(What you have to do) Repeat exactly the lines running from the first line of the data to the line containing "const yTicks = [0, 20, 40, 60, 80, 100];", both ends included, and nothing else; drop the pictures.

(Data block)
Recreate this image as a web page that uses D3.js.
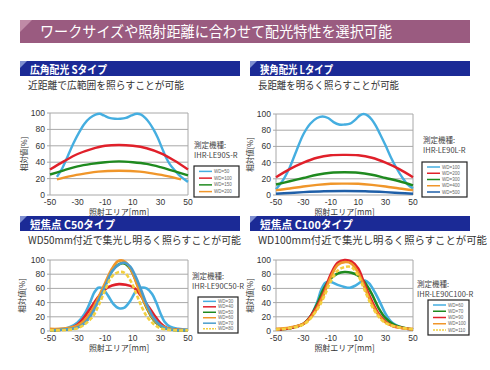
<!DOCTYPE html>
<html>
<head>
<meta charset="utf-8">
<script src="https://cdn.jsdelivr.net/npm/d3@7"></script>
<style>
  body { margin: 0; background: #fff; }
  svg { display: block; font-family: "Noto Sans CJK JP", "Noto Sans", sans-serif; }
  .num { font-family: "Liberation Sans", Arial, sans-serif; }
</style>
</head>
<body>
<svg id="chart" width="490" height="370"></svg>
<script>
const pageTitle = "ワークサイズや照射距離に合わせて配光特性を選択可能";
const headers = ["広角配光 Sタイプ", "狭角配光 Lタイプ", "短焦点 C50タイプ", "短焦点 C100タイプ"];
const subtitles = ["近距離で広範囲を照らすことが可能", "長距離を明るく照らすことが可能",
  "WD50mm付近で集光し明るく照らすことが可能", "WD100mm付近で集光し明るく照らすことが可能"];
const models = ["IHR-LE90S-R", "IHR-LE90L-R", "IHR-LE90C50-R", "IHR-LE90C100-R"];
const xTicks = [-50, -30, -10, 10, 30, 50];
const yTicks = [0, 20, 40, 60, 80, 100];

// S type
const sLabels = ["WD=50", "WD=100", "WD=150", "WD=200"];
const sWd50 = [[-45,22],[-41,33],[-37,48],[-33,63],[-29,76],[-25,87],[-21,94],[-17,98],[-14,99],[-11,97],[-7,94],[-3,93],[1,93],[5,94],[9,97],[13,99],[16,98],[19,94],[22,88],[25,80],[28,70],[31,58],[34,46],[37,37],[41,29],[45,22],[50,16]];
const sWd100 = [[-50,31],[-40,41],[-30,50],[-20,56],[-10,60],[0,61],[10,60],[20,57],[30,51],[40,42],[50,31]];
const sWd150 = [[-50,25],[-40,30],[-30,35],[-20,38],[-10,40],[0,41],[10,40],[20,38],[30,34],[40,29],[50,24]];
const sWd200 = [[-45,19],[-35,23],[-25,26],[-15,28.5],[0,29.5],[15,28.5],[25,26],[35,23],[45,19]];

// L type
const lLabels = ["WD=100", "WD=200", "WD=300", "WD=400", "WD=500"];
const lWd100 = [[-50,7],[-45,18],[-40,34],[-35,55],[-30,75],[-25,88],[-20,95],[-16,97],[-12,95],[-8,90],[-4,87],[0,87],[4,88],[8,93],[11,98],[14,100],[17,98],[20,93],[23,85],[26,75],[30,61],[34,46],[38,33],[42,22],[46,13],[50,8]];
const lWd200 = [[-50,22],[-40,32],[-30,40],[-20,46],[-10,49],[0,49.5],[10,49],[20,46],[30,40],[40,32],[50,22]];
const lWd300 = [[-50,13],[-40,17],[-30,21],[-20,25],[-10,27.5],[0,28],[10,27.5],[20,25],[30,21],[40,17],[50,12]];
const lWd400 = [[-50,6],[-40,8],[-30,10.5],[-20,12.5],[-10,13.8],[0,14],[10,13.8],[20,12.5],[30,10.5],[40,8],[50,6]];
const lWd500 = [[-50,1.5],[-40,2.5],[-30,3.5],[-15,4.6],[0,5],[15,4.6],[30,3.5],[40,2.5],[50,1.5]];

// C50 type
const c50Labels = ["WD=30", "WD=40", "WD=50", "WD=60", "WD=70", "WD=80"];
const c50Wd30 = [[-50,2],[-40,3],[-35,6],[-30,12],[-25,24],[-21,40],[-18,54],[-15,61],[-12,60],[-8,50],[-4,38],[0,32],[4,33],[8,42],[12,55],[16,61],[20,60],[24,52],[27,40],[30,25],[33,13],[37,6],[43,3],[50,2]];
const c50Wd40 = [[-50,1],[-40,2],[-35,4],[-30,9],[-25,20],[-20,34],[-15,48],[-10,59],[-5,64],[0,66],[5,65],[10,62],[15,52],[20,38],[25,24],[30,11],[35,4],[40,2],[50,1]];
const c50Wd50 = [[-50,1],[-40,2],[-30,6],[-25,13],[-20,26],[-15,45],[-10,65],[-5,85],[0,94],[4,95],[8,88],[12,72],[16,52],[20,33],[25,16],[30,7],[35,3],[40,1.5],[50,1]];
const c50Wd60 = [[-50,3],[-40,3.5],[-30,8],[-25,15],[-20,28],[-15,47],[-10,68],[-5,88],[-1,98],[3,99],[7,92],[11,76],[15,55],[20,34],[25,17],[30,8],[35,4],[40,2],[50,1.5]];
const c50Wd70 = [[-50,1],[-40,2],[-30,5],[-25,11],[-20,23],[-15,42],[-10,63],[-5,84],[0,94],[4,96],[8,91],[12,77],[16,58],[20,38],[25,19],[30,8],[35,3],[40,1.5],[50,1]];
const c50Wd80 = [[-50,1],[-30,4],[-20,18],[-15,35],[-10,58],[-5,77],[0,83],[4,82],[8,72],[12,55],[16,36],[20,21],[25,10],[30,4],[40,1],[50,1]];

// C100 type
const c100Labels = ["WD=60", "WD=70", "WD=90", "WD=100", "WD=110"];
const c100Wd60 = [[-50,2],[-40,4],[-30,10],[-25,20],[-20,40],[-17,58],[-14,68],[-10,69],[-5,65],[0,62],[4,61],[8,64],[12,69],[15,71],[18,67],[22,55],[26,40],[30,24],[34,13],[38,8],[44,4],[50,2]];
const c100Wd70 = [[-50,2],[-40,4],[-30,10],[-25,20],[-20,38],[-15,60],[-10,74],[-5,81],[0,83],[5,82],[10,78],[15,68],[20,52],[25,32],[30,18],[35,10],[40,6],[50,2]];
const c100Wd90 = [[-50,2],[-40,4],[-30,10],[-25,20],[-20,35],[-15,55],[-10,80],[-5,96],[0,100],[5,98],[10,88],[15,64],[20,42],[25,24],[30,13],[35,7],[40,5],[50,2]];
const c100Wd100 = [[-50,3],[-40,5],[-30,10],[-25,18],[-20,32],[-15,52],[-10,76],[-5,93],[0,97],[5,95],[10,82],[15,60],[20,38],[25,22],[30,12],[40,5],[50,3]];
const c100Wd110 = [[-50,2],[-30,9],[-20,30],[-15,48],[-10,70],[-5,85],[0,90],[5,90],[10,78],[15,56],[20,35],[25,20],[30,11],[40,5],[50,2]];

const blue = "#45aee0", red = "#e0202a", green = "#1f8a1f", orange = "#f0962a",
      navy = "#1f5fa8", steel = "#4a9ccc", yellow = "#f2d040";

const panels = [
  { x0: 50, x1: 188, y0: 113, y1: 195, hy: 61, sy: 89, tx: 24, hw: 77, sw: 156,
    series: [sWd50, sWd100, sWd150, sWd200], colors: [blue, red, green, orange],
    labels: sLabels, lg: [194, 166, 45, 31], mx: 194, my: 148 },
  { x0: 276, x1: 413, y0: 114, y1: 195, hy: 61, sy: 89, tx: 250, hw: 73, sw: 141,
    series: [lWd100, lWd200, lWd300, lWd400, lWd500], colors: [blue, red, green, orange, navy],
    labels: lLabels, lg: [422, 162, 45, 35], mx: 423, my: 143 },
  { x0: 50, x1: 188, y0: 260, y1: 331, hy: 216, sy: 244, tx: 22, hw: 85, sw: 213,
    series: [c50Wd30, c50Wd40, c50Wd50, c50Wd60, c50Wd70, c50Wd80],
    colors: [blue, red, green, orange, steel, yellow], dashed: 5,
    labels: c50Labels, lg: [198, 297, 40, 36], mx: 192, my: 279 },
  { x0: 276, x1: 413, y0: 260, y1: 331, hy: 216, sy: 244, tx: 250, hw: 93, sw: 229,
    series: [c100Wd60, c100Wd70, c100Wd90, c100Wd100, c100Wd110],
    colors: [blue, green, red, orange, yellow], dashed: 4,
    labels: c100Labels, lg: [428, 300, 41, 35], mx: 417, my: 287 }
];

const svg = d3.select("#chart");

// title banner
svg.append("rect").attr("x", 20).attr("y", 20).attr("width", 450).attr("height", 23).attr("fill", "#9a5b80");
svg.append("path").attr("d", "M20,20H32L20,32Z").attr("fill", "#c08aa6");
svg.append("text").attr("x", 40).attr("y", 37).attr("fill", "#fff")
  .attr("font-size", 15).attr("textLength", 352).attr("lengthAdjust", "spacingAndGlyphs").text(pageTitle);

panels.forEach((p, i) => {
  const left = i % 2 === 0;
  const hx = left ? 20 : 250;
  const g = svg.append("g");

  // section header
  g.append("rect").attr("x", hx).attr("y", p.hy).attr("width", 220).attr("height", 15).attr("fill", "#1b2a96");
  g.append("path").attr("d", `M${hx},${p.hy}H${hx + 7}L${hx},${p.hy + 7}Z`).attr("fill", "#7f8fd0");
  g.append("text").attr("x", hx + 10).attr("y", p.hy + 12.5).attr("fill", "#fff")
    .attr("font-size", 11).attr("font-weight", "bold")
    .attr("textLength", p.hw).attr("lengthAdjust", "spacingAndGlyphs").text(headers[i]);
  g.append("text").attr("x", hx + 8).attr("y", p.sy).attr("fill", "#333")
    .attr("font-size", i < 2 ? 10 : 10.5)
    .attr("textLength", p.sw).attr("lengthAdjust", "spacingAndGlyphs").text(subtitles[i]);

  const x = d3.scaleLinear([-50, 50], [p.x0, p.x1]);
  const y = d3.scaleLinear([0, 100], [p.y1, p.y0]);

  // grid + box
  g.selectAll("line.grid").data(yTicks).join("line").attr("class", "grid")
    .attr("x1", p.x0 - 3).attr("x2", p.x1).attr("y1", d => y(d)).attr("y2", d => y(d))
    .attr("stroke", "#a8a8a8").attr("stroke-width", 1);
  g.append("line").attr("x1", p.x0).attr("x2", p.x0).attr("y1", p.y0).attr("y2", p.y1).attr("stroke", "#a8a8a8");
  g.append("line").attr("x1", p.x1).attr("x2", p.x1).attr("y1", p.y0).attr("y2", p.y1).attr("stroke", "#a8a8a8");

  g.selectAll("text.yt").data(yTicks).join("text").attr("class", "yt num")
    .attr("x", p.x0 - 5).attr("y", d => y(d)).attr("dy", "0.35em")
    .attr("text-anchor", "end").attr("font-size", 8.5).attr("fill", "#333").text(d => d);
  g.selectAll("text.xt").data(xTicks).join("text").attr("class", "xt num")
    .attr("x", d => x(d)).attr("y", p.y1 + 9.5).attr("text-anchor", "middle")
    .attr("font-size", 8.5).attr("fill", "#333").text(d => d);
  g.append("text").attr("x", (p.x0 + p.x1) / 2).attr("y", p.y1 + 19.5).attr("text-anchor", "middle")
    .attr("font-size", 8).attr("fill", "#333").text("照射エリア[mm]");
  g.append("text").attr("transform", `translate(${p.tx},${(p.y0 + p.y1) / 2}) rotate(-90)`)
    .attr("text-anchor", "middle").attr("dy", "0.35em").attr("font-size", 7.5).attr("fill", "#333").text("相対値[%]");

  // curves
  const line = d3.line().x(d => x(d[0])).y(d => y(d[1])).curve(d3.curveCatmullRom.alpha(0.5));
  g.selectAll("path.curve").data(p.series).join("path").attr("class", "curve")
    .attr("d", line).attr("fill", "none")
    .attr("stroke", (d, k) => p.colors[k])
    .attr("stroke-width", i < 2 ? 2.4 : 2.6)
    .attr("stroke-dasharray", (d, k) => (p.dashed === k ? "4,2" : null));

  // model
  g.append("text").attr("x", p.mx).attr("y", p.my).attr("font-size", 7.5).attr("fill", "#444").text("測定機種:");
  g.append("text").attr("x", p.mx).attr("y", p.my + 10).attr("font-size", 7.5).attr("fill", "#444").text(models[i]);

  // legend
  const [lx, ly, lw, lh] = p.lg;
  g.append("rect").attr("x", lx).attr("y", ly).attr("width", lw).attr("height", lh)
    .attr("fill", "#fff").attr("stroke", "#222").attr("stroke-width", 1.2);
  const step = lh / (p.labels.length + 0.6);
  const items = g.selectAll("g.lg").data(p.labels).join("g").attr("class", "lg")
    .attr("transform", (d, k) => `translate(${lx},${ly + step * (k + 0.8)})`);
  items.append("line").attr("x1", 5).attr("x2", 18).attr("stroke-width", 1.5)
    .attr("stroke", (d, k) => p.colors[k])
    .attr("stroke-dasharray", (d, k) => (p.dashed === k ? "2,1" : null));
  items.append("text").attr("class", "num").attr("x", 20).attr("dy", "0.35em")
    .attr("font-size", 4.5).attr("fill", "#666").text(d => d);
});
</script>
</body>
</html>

(Output for this exercise)
Recreate this image as a web page that uses D3.js.
<!DOCTYPE html>
<html>
<head>
<meta charset="utf-8">
<script src="https://cdn.jsdelivr.net/npm/d3@7"></script>
<style>
  body { margin: 0; background: #fff; }
  svg { display: block; font-family: "Noto Sans CJK JP", "Noto Sans", sans-serif; }
  .num { font-family: "Liberation Sans", Arial, sans-serif; }
</style>
</head>
<body>
<svg id="chart" width="490" height="370"></svg>
<script>
const pageTitle = "ワークサイズや照射距離に合わせて配光特性を選択可能";
const headers = ["広角配光 Sタイプ", "狭角配光 Lタイプ", "短焦点 C50タイプ", "短焦点 C100タイプ"];
const subtitles = ["近距離で広範囲を照らすことが可能", "長距離を明るく照らすことが可能",
  "WD50mm付近で集光し明るく照らすことが可能", "WD100mm付近で集光し明るく照らすことが可能"];
const models = ["IHR-LE90S-R", "IHR-LE90L-R", "IHR-LE90C50-R", "IHR-LE90C100-R"];
const xTicks = [-50, -30, -10, 10, 30, 50];
const yTicks = [0, 20, 40, 60, 80, 100];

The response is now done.